Demands for Delinking of State and Religion


Some religious groups in Tamil Nadu are demanding delinking of state from religious affairs. However, minimal state intervention to promote justice and equality is permitted by the constitution.

  • Amidst the electoral process, some Religious groups are demanding delinking of state and religion in Tamil Nadu.
  • They are opposing laws like Tamil Nadu Hindu Religious and Charitable Endowments (HR&CE) Act 1959. The law allows the state to intervene in the affairs of Hindu public endowments.
    • Under this, the government can appoint a State Commissioner for general superintendence over all Hindu religious endowments.
    • The commissioner will further appoint executive officers to temples. They will ensure that the funds are being properly applied. 
Arguments by protestors in favour of delinking:
  • Firstly, intervention by the state is against the secular and democratic credentials of India.
  • Secondly, intervention undermines their freedom of religion which is guaranteed by the constitution under Articles 25 and 26.
    • Article 25 gives the freedom of conscience and the right to freely profess, practice, and propagate religion.
    • Article 26 protects group rights. It grants to every “religious denomination” the right: 
      • to establish institutions; 
      • to manage its own affairs in matters of religion; 
      • also, to own and acquire property; and 
      • administer that property in accordance with law
  • Thirdly, there is an unequal degree of control amongst religions. They argue that the states show a lenient attitude towards other religions like Islam and Christianity.
Arguments against Delinking:
  • Firstly, No credible successor: Apart from the state, no institution or group can curtail the evil practices surrounding a religion.
  • Secondly, Strengthening Evil practices: Delinking might uphold the interest of dominant communities and strengthen the evil hierarchical division in society. 
    • For instance, the government of Madras formulated a law in 1927 to intervene in the management of religious establishments. As powerful castes and communities within the Hindu fold appropriated control over them.
  • Thirdly, Indian Concept of Secularism: The constituent assembly adopted a model based on the notion of principled distance and not complete isolation like the western model. It allows intervention for establishing a free and egalitarian society.
  • Fourthly, Constitutional Provisions: Articles 25 and 26 are subject to public order, health, and morality. This gives ample scope to the state to frame a law regulating any economic, financial, or other secular activity associated with religion.

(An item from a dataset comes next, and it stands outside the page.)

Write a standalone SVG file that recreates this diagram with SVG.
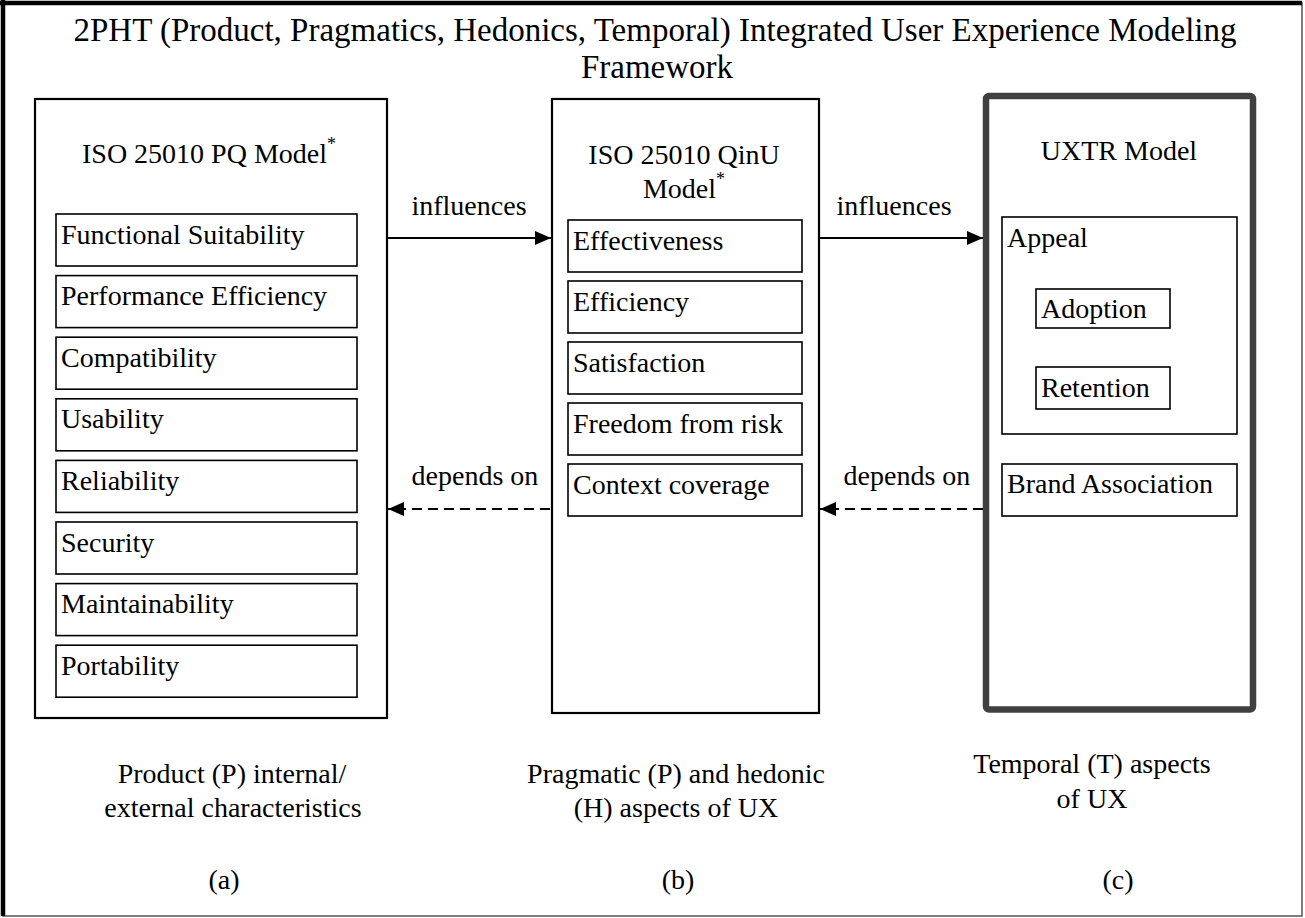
<svg xmlns="http://www.w3.org/2000/svg" width="1305" height="918" viewBox="0 0 1305 918">
  <style>
    text { font-family: "Liberation Serif", "Times New Roman", serif; font-size: 28px; fill: #000; }
    .mid { text-anchor: middle; }
    .head { font-size: 33px; }
    .sup { font-size: 18px; }
    .panel { fill: #fff; stroke: #000; stroke-width: 2.2; }
    .panel-thick { fill: #fff; stroke: #404040; stroke-width: 6.5; }
    .item { fill: #fff; stroke: #000; stroke-width: 1.6; }
    .link { stroke: #000; stroke-width: 2.2; fill: none; }
    .dash { stroke-dasharray: 10 6; }
  </style>
  <defs>
    <marker id="arrow" viewBox="0 0 16 14" refX="16" refY="7" markerWidth="16" markerHeight="14" markerUnits="userSpaceOnUse" orient="auto">
      <path d="M0,0 L16,7 L0,14 Z" fill="#000"/>
    </marker>
  </defs>

  <!-- frame -->
  <rect x="0" y="0" width="1305" height="918" fill="#fff"/>
  <rect x="3" y="3" width="1299" height="913" fill="none" stroke="#555" stroke-width="1.5"/>
  <line x1="0" y1="3" x2="1302" y2="3" stroke="#000" stroke-width="4.5"/>
  <line x1="3" y1="0" x2="3" y2="916" stroke="#000" stroke-width="4.5"/>

  <!-- heading -->
  <g id="heading">
    <text class="mid head" x="655" y="41">2PHT (Product, Pragmatics, Hedonics, Temporal) Integrated User Experience Modeling</text>
    <text class="mid head" x="657" y="78">Framework</text>
  </g>

  <!-- (a) product quality model -->
  <g id="pq-model">
    <rect class="panel" x="35" y="99" width="352" height="619"/>
    <text class="mid" x="209" y="163">ISO 25010 PQ Model<tspan class="sup" dy="-13">*</tspan></text>
    <rect class="item" x="56" y="214" width="301" height="52"/>
    <text x="61" y="243.5">Functional Suitability</text>
    <rect class="item" x="56" y="275.6" width="301" height="52"/>
    <text x="61" y="305.1">Performance Efficiency</text>
    <rect class="item" x="56" y="337.2" width="301" height="52"/>
    <text x="61" y="366.7">Compatibility</text>
    <rect class="item" x="56" y="398.8" width="301" height="52"/>
    <text x="61" y="428.3">Usability</text>
    <rect class="item" x="56" y="460.4" width="301" height="52"/>
    <text x="61" y="489.9">Reliability</text>
    <rect class="item" x="56" y="522" width="301" height="52"/>
    <text x="61" y="551.5">Security</text>
    <rect class="item" x="56" y="583.6" width="301" height="52"/>
    <text x="61" y="613.1">Maintainability</text>
    <rect class="item" x="56" y="645.2" width="301" height="52"/>
    <text x="61" y="674.7">Portability</text>
  </g>

  <!-- (b) quality in use model -->
  <g id="qinu-model">
    <rect class="panel" x="552" y="99" width="267" height="614"/>
    <text class="mid" x="684" y="164">ISO 25010 QinU</text>
    <text class="mid" x="684" y="198">Model<tspan class="sup" dy="-13">*</tspan></text>
    <rect class="item" x="568" y="220" width="234" height="52"/>
    <text x="573" y="250">Effectiveness</text>
    <rect class="item" x="568" y="281" width="234" height="52"/>
    <text x="573" y="311">Efficiency</text>
    <rect class="item" x="568" y="342" width="234" height="52"/>
    <text x="573" y="372">Satisfaction</text>
    <rect class="item" x="568" y="403" width="234" height="52"/>
    <text x="573" y="433">Freedom from risk</text>
    <rect class="item" x="568" y="464" width="234" height="52"/>
    <text x="573" y="494">Context coverage</text>
  </g>

  <!-- (c) UXTR model -->
  <g id="uxtr-model">
    <rect class="panel-thick" x="986" y="96" width="267" height="613.5" rx="3"/>
    <text class="mid" x="1119" y="160">UXTR Model</text>
    <rect class="item" x="1002" y="217" width="235" height="217"/>
    <text x="1007" y="247">Appeal</text>
    <rect class="item" x="1036" y="289" width="134" height="39"/>
    <text x="1041" y="318">Adoption</text>
    <rect class="item" x="1036" y="367" width="134" height="42"/>
    <text x="1041" y="397">Retention</text>
    <rect class="item" x="1002" y="464" width="235" height="52"/>
    <text x="1007" y="493">Brand Association</text>
  </g>

  <!-- connectors -->
  <g id="connectors">
    <line class="link" x1="387" y1="238" x2="551" y2="238" marker-end="url(#arrow)"/>
    <text class="mid" x="469" y="215">influences</text>
    <line class="link" x1="819" y1="238" x2="983" y2="238" marker-end="url(#arrow)"/>
    <text class="mid" x="894" y="215">influences</text>
    <line class="link dash" x1="550" y1="509" x2="388" y2="509" marker-end="url(#arrow)"/>
    <text class="mid" x="475" y="485">depends on</text>
    <line class="link dash" x1="983" y1="509" x2="820" y2="509" marker-end="url(#arrow)"/>
    <text class="mid" x="907" y="485">depends on</text>
  </g>

  <!-- captions -->
  <g id="captions">
    <text class="mid" x="232" y="783">Product (P) internal/</text>
    <text class="mid" x="233" y="817">external characteristics</text>
    <text class="mid" x="676" y="783">Pragmatic (P) and hedonic</text>
    <text class="mid" x="676" y="817">(H) aspects of UX</text>
    <text class="mid" x="1092" y="773">Temporal (T) aspects</text>
    <text class="mid" x="1092" y="808">of UX</text>
    <text class="mid" x="224" y="889">(a)</text>
    <text class="mid" x="678" y="889">(b)</text>
    <text class="mid" x="1118" y="889">(c)</text>
  </g>
</svg>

    • Using this, the government of Madras enacted a Hindu Religious and Charitable Endowments Act in 1951. The 1959 Act later replaced it.
  • Fifthly, Judicial Backing: The supreme court in Shirur Mutt Case (1954) case upheld the 1951 Act. The court said the act was in consonance with the state’s power under Articles 25 and 26.

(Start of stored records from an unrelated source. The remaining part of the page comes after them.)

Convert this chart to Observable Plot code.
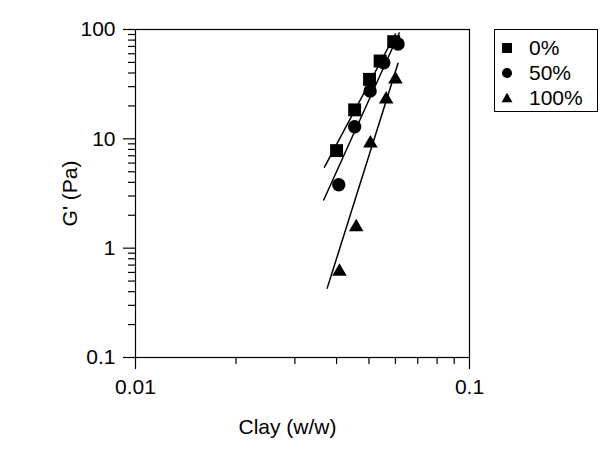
<!DOCTYPE html>
<html>
<head>
<meta charset="utf-8">
<script src="https://cdn.jsdelivr.net/npm/d3@7"></script>
<script src="https://cdn.jsdelivr.net/npm/@observablehq/plot@0.6"></script>
<style>
  html, body { margin: 0; padding: 0; background: white; }
  #chart { width: 600px; height: 457px; }
</style>
</head>
<body>
<div id="chart"></div>
<script>
// ---- data ----
const seriesNames = ["0%", "50%", "100%"];

const clay0 = [0.0400, 0.0453, 0.0502, 0.0540, 0.0593];
const g0    = [7.8, 18.4, 35, 51.5, 77.4];

const clay50 = [0.0406, 0.0453, 0.0504, 0.0554, 0.0611];
const g50    = [3.8, 12.9, 27.4, 49.7, 73.7];

const clay100 = [0.0408, 0.0458, 0.0505, 0.0563, 0.0600];
const g100    = [0.61, 1.56, 9.1, 23, 35];

// fitted power-law lines (end points)
const fitClay0 = [0.0368, 0.0600];
const fitG0    = [5.5, 91];
const fitClay50 = [0.0366, 0.0616];
const fitG50    = [2.76, 92.9];
const fitClay100 = [0.0375, 0.0611];
const fitG100    = [0.431, 49.1];

const xMajor = [0.01, 0.1];
const xMinor = [0.02, 0.03, 0.04, 0.05, 0.06, 0.07, 0.08, 0.09];
const yMajor = [0.1, 1, 10, 100];
const yMinor = [0.2, 0.3, 0.4, 0.5, 0.6, 0.7, 0.8, 0.9,
                2, 3, 4, 5, 6, 7, 8, 9,
                20, 30, 40, 50, 60, 70, 80, 90];

const xLabel = "Clay (w/w)";
const yLabel = "G' (Pa)";

// ---- tables ----
const toRows = (xs, ys) => xs.map((x, i) => ({x, y: ys[i]}));
const pts0 = toRows(clay0, g0);
const pts50 = toRows(clay50, g50);
const pts100 = toRows(clay100, g100);
const fit0 = toRows(fitClay0, fitG0);
const fit50 = toRows(fitClay50, fitG50);
const fit100 = toRows(fitClay100, fitG100);

const symbols = [d3.symbolSquare, d3.symbolCircle, d3.symbolTriangle];
const font = "'Liberation Sans', Arial, Helvetica, sans-serif";

const plot = Plot.plot({
  width: 600,
  height: 457,
  marginLeft: 135,
  marginRight: 131,
  marginTop: 29,
  marginBottom: 100,
  style: {fontFamily: font, fontSize: "21px", color: "black", background: "white"},
  x: {type: "log", domain: [0.01, 0.1], label: null},
  y: {type: "log", domain: [0.1, 100], label: null},
  marks: [
    Plot.frame({stroke: "black", strokeWidth: 1.2}),
    Plot.axisX({ticks: xMajor, tickSize: 12, tickPadding: 10, tickFormat: d => String(d), label: null, strokeWidth: 1.2}),
    Plot.axisX({ticks: xMinor, tickSize: 7, tickFormat: () => "", label: null, strokeWidth: 1.2}),
    Plot.axisY({ticks: yMajor, tickSize: 12, tickPadding: 8, tickFormat: d => String(d), label: null, strokeWidth: 1.2}),
    Plot.axisY({ticks: yMinor, tickSize: 7, tickFormat: () => "", label: null, strokeWidth: 1.2}),
    Plot.line(fit0, {x: "x", y: "y", stroke: "black", strokeWidth: 1.5}),
    Plot.line(fit50, {x: "x", y: "y", stroke: "black", strokeWidth: 1.5}),
    Plot.line(fit100, {x: "x", y: "y", stroke: "black", strokeWidth: 1.5}),
    Plot.dot(pts0, {x: "x", y: "y", symbol: symbols[0], r: 7.3, fill: "black", stroke: "none"}),
    Plot.dot(pts50, {x: "x", y: "y", symbol: symbols[1], r: 6.7, fill: "black", stroke: "none"}),
    Plot.dot(pts100, {x: "x", y: "y", symbol: symbols[2], r: 5.4, fill: "black", stroke: "none"}),
    Plot.text([xLabel], {text: d => d, frameAnchor: "bottom", dx: -15, dy: 70, textAnchor: "middle", lineAnchor: "middle", fontSize: 21, fill: "black"}),
    Plot.text([yLabel], {text: d => d, frameAnchor: "left", rotate: -90, dx: -65, textAnchor: "middle", lineAnchor: "middle", fontSize: 21, fill: "black"})
  ]
});

// ---- legend (drawn into the same svg) ----
const svg = d3.select(plot);
const lg = svg.append("g").attr("font-family", font).attr("font-size", 21).attr("text-anchor", "start");
lg.append("rect")
  .attr("x", 494.5).attr("y", 29.5).attr("width", 103).attr("height", 82)
  .attr("fill", "white").attr("stroke", "black").attr("stroke-width", 1);
const legendSizes = [100, 80, 52];
seriesNames.forEach((name, i) => {
  const cy = 48 + i * 25;
  lg.append("path")
    .attr("d", d3.symbol(symbols[i], legendSizes[i])())
    .attr("transform", `translate(507,${cy + (i === 2 ? 1 : 0)})`)
    .attr("fill", "black");
  lg.append("text")
    .attr("x", 529).attr("y", cy).attr("dy", "0.35em")
    .attr("text-anchor", "start")
    .attr("fill", "black")
    .text(name);
});

document.getElementById("chart").appendChild(plot);
</script>
</body>
</html>
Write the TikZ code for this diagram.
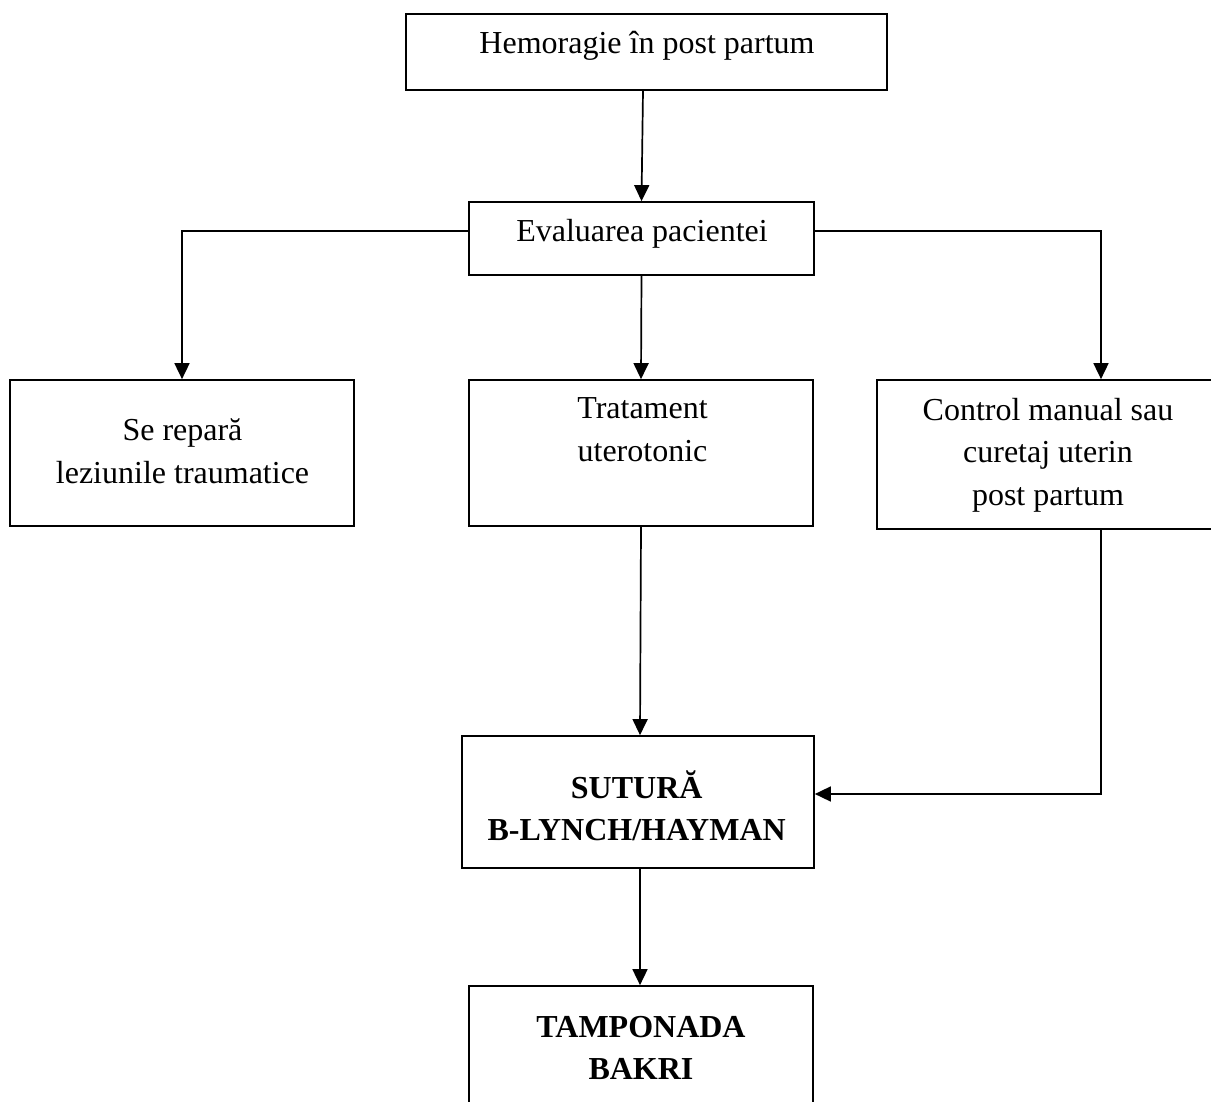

  • Sixthly, Laws for other religions: There are laws for other religions as well. The amount of intervention depends on the gravity of the situation.
    • For instance, the Waqf Act 1995 gives the government substantial supervisory control over the management of properties dedicated for religious purposes under Muslim law.
Way Forward:
  • Complete state isolation is not possible as per the constitutional directives. Although the deficiencies in HR&CE law must be re-examined on its merits.
  • People should constantly demand transparency and hold the state responsible to the administrative standards prescribed under the law.